Walking Fira means navigating a maze of narrow, mostly pedestrianized lanes lined with cubic white-washed buildings, blue-domed churches, and terraces that seem to hover over the void. The main promenade along the caldera edge is the obvious draw — you walk it, you stop every few minutes to stare, and eventually you accept that every angle is absurdly photogenic. The Archaeological Museum of Thera and the Museum of Prehistoric Thera are both here if you want to understand the island's Minoan past. The famous cable car runs between the port of Skala Fira far below and the clifftop town, though you can also make the ascent by 588 stone steps — or on the back of a donkey, though the animal welfare situation on that front has drawn warranted criticism in recent years.

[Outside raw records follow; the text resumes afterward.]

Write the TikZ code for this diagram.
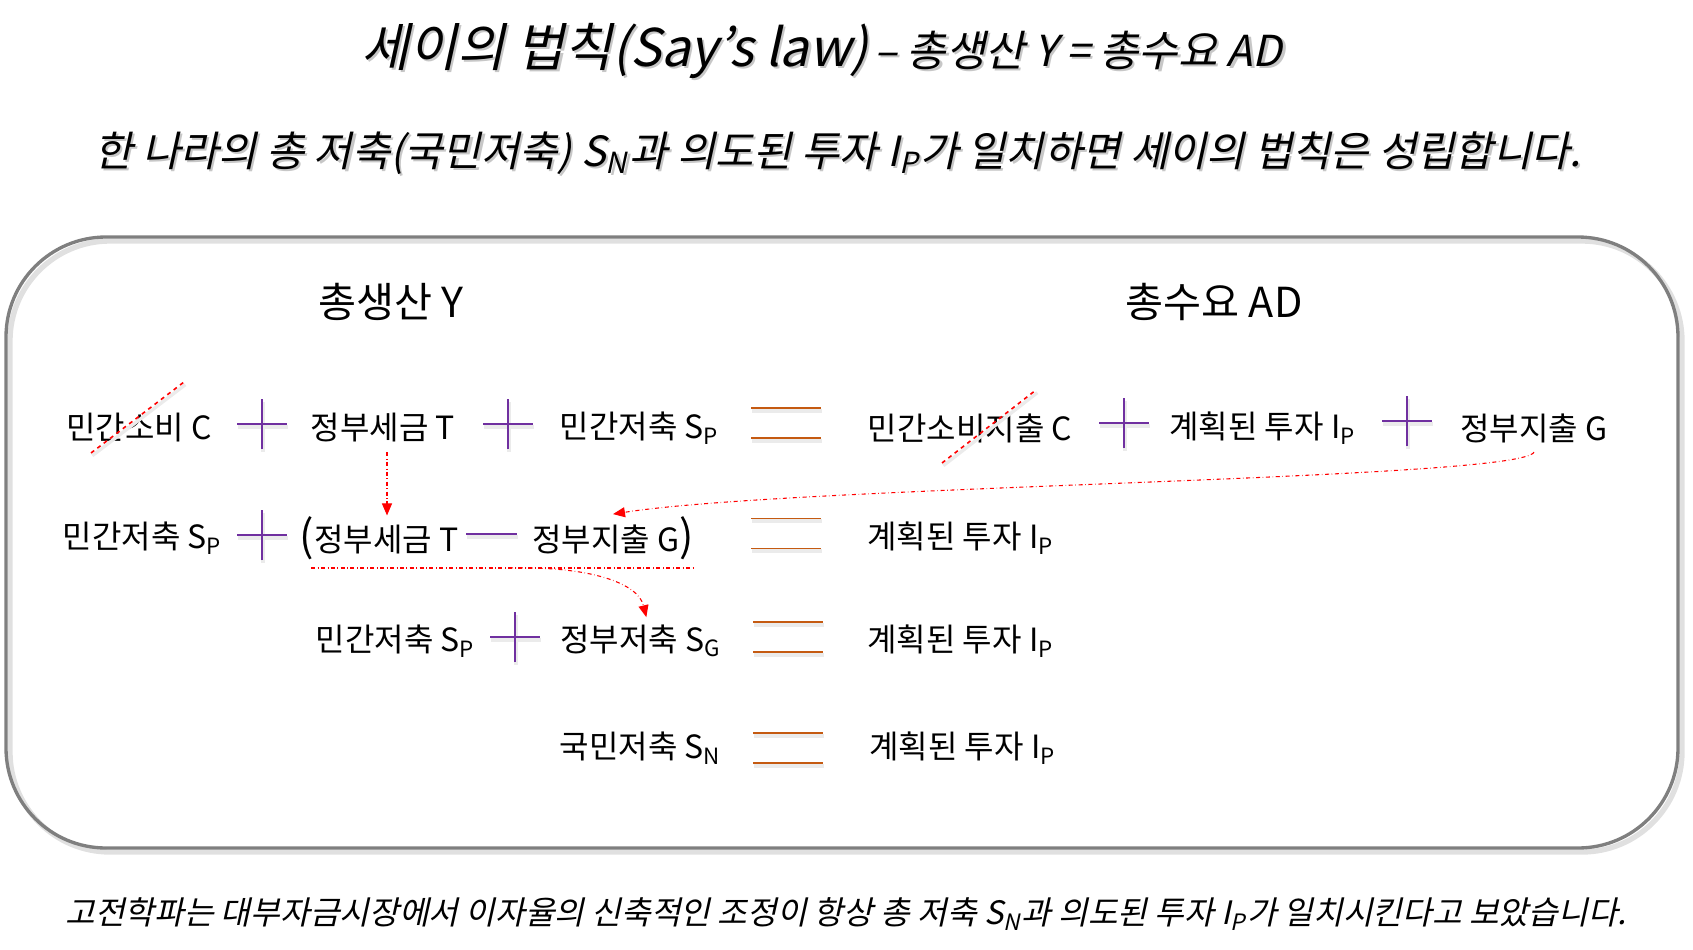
\documentclass[tikz,border=0pt]{standalone}
\usepackage{fontspec}
\setmainfont{Noto Sans CJK KR}
\newfontfamily\krslant[FakeSlant=0.22]{Noto Sans CJK KR}
\usetikzlibrary{arrows.meta}

\definecolor{boxgray}{RGB}{127,127,127}
\definecolor{pluspurple}{RGB}{112,48,160}
\definecolor{eqorange}{RGB}{197,90,17}

% lowered small letter, as in S_P
\newcommand\sbs[1]{\raisebox{-0.32ex}{\scalebox{0.7}{#1}}\kern0.06em}
% text with a soft grey copy behind it
\newcommand\shtext[1]{\leavevmode\rlap{\kern1.6pt\raisebox{-1.8pt}{\color{black!22}#1}}#1}

\tikzset{
  rowtext/.style={inner xsep=0pt, inner ysep=7pt, font=\fontsize{24}{28}\selectfont},
  headtext/.style={inner sep=0pt, font=\fontsize{31}{36}\selectfont},
  slanttext/.style={inner sep=0pt, font=\krslant},
  plusline/.style={draw=pluspurple, line width=1pt},
  eqline/.style={draw=eqorange, line width=1pt},
  strike/.style={draw=red, dashed, line width=1.2pt},
  linkarrow/.style={draw=red, dash dot, line width=0.8pt, -{Triangle[length=9pt,width=7.5pt]}, fill=none},
  faint/.style={preaction={draw=black!8, line width=#1, transform canvas={xshift=1pt,yshift=-2pt}}},
  plussign/.pic={\draw[plusline, faint=3pt] (-25,0) -- (25,0) (0,-25) -- (0,25);},
  eqsign/.pic={\draw[eqline, faint=3pt] (-35,-15) -- (35,-15) (-35,15) -- (35,15);}
}

\begin{document}
\begin{tikzpicture}[x=0.75pt,y=0.75pt,yscale=-1,xscale=1]
\useasboundingbox (0,0) rectangle (1693,950);

%Shape: Rounded Rect
\draw [draw=black!12, line width=4pt, rounded corners=75pt] (10,241) rectangle (1682,852);
\draw [draw=boxgray, line width=2.5pt, rounded corners=75pt] (6,237) rectangle (1678,848);

% Text Node: title lines
\node [slanttext] (title) at (822,52) {\shtext{{\fontsize{39}{46}\selectfont 세이의 법칙(Say’s law)}\hspace{0.45em}{\fontsize{32}{38}\selectfont – 총생산 Y = 총수요 AD}}};
\node [slanttext, font=\krslant\fontsize{31.2}{36}\selectfont] (rule) at (838,154) {\shtext{한 나라의 총 저축(국민저축) S\sbs{N}과 의도된 투자 I\sbs{P}가 일치하면 세이의 법칙은 성립합니다.}};
\node [slanttext, font=\krslant\fontsize{24.2}{29}\selectfont] (note) at (846,914) {고전학파는 대부자금시장에서 이자율의 신축적인 조정이 항상 총 저축 S\sbs{N}과 의도된 투자 I\sbs{P}가 일치시킨다고 보았습니다.};

% Text Node: headings
\node [headtext] (outY) at (391,302) {총생산 Y};
\node [headtext] (demAD) at (1214,302) {총수요 AD};

% Row 1
\node [rowtext] (cons1) at (139,428) {민간소비 C};
\node [rowtext] (tax1) at (383,428) {정부세금 T};
\node [rowtext] (sav1) at (640,428) {민간저축 S\sbs{P}};
\node [rowtext] (cons2) at (970,428) {민간소비지출 C};
\node [rowtext] (inv1) at (1263,428) {계획된 투자 I\sbs{P}};
\node [rowtext] (gov1) at (1534,428) {정부지출 G};
\pic at (262,424) {plussign};
\pic at (508,424) {plussign};
\pic at (786,423) {eqsign};
\pic at (1124,423) {plussign};
\pic at (1407,421) {plussign};

% Row 2
\node [rowtext] (sav2) at (143,538) {민간저축 S\sbs{P}};
\node [rowtext] (tax2) at (379,538) {{\fontsize{32}{32}\selectfont(}정부세금 T};
\node [rowtext] (gov2) at (613,538) {정부지출 G{\fontsize{32}{32}\selectfont)}};
\node [rowtext] (inv2) at (961,538) {계획된 투자 I\sbs{P}};
\pic at (262,535) {plussign};
\draw [plusline, faint=3pt] (466,534) -- (517,534);
\pic at (786,533.5) {eqsign};

% Row 3
\node [rowtext] (sav3) at (396,641) {민간저축 S\sbs{P}};
\node [rowtext] (gsav) at (641,641) {정부저축 S\sbs{G}};
\node [rowtext] (inv3) at (961,641) {계획된 투자 I\sbs{P}};
\pic at (515,637) {plussign};
\pic at (788,637) {eqsign};

% Row 4
\node [rowtext] (nsav) at (641,748) {국민저축 S\sbs{N}};
\node [rowtext] (inv4) at (963,748) {계획된 투자 I\sbs{P}};
\pic at (788,748) {eqsign};

%Straight Lines: struck out consumption
\draw [strike, faint=2.5pt] (91,453) -- (184,382);
\draw [strike, faint=2.5pt] (942,463) -- (1036,390);

%Dash dot lines
\coordinate (uL) at (311,568);
\coordinate (uR) at (694,568);
\coordinate (uM) at (509,568);
\draw [draw=red, dash dot, line width=0.8pt] (uL) -- (uR);
\draw [linkarrow] ([xshift=3pt]tax1.south) -- ([xshift=3pt,yshift=6.5pt]tax1.south |- tax2.north);
\draw [linkarrow] (gov1.south) .. controls (1520,480) and (800,485) .. ([yshift=5.5pt]gov2.north);
\draw [linkarrow] (uM) .. controls (590,566) and (638,583) .. ([xshift=4pt,yshift=1.5pt]gsav.north);
\end{tikzpicture}
\end{document}
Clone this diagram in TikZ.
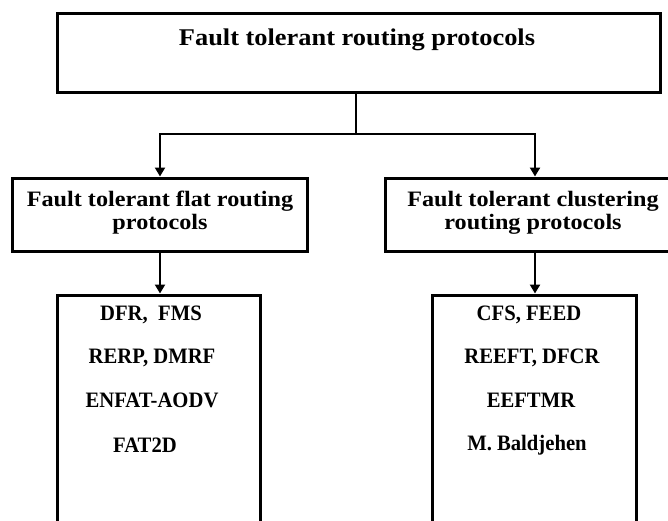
\documentclass[tikz,border=0pt]{standalone}
\usepackage{fontspec}
\setmainfont{Liberation Serif}
\newfontfamily\widefont[FakeStretch=1.1]{Liberation Serif}
\newfontfamily\narrowfont[FakeStretch=0.94]{Liberation Serif}
\usetikzlibrary{arrows.meta}

\tikzset{
  box/.style={draw=black, line width=3pt, inner sep=0pt, fill=white},
  wire/.style={draw=black, line width=2.4pt},
  arrowline/.style={wire, -{Triangle[length=9pt,width=10pt]}},
  titletext/.style={font=\widefont\bfseries\fontsize{24}{28}\selectfont, align=center},
  headtext/.style={font=\widefont\bfseries\fontsize{22}{23}\selectfont, align=center},
  itemtext/.style={font=\narrowfont\bfseries\fontsize{22}{24}\selectfont, inner sep=0pt},
}

\begin{document}
\begin{tikzpicture}[x=1pt, y=-1pt]
  \useasboundingbox (0,0) rectangle (668,520);
  \fill[white] (0,0) rectangle (668,520);
  \clip (0,0) rectangle (668,520);

  % boxes
  \node[box, minimum width=603pt, minimum height=79pt] (top) at (358.5,52.5) {};
  \node[box, minimum width=295pt, minimum height=73pt] (midL) at (160,214.5) {};
  \node[box, minimum width=300pt, minimum height=73pt] (midR) at (535,214.5) {};
  \node[box, minimum width=203pt, minimum height=300pt] (botL) at (158.5,445) {};
  \node[box, minimum width=204pt, minimum height=300pt] (botR) at (534,445) {};

  % texts
  \node[titletext] (ttl) at (357,40) {Fault tolerant routing protocols};
  \node[headtext] (hl) at (160,213) {Fault tolerant flat routing\\protocols};
  \node[headtext] (hr) at (533,213) {Fault tolerant clustering\\routing protocols};

  \node[itemtext] (l1) at (151,315) {DFR,\ \ FMS};
  \node[itemtext] (l2) at (152,358) {RERP, DMRF};
  \node[itemtext] (l3) at (152,400) {ENFAT-AODV};
  \node[itemtext] (l4) at (145,445) {FAT2D};

  \node[itemtext] (r1) at (529,315) {CFS, FEED};
  \node[itemtext] (r2) at (532,358) {REEFT, DFCR};
  \node[itemtext] (r3) at (531,400) {EEFTMR};
  \node[itemtext] (r4) at (527,445) {M. Baldjehen};

  % connectors
  \coordinate (split) at (356,134);
  \draw[wire] (split |- top.south) -- (split);
  \draw[arrowline] (split) -| (midL.north);
  \draw[arrowline] (split) -| (midR.north);
  \draw[arrowline] (midL.south) -- (midL.south |- botL.north);
  \draw[arrowline] (midR.south) -- (midR.south |- botR.north);
\end{tikzpicture}
\end{document}
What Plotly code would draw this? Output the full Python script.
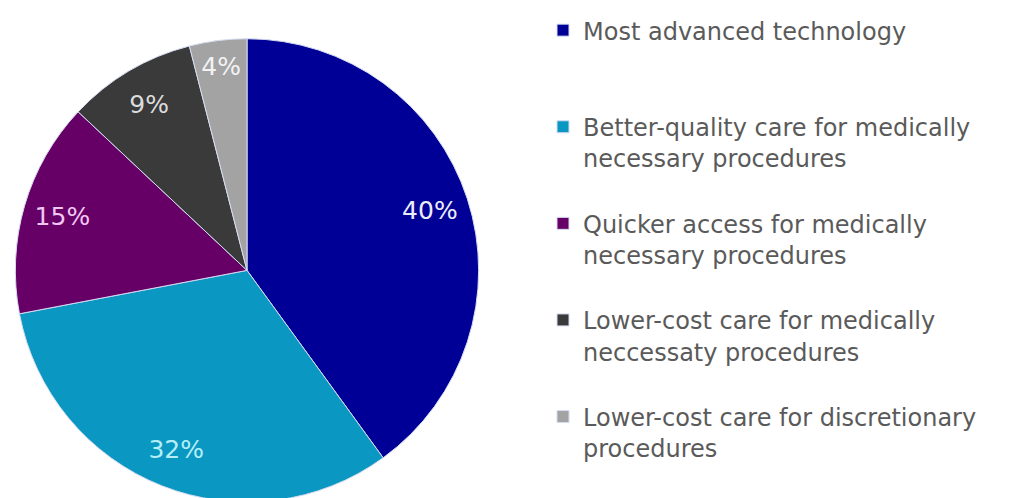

Fira is the island's most accessible base, with the widest range of accommodation, restaurants, and transport links. It's also the most crowded spot on Santorini, especially from June through August when cruise ships dock and day-trippers pour up the cable car. The smarter play is to be here in the early morning or evening, when the light is better anyway, and the day-trip crowds have retreated. Oia gets more of the Instagram fame, but Fira has more soul — it's actually a town where people live and work, not just a stage set for sunset photos.

Local Tips

  1. 1

    Walk north from central Fira toward Firostefani and Imerovigli — the caldera path is less crowded and the views actually get better the further you go from the main square.

  2. 2

    The cable car runs frequently but the queues in high season can swallow an hour; the 588-step path down to the port is genuinely worth the effort for fit visitors, just not in midday heat.

  3. 3

    Avoid dining directly on the caldera-view terraces for anything you care about eating — you're paying for the view, not the food. Better restaurants are one lane back.

  4. 4

    Fira's ATMs and bus station (KTEL) are clustered near the main square at Theotokopoulou — the bus network is cheap and covers the whole island, making a car rental unnecessary for most visitors.

When to Go

Best times
Early morning (before 9am)

The caldera promenade is near-empty, the light is soft and golden, and the town feels genuinely quiet — a completely different experience from midday.

April–May and September–October

Shoulder season brings warm temperatures, manageable crowds, and most businesses still open — the best overall window to visit Fira.

Try to avoid
July–August

Peak cruise season floods the town with day-trippers by mid-morning; the cable car queues can be brutal and the narrow lanes become gridlocked.

November–March

Many hotels and restaurants close entirely; the island has a haunting off-season beauty but expect limited services and some rough weather.

Why Visit

01

The caldera views from the clifftop promenade are among the most dramatic in Europe — sheer volcanic cliffs dropping hundreds of meters to dark blue water.

02

It's the island's most connected hub, making it the ideal base for exploring Santorini's beaches, wineries, and villages without the isolation of smaller spots.

03

The Museum of Prehistoric Thera holds extraordinary Bronze Age artifacts from the buried Minoan city of Akrotiri — one of the best small archaeological museums in Greece.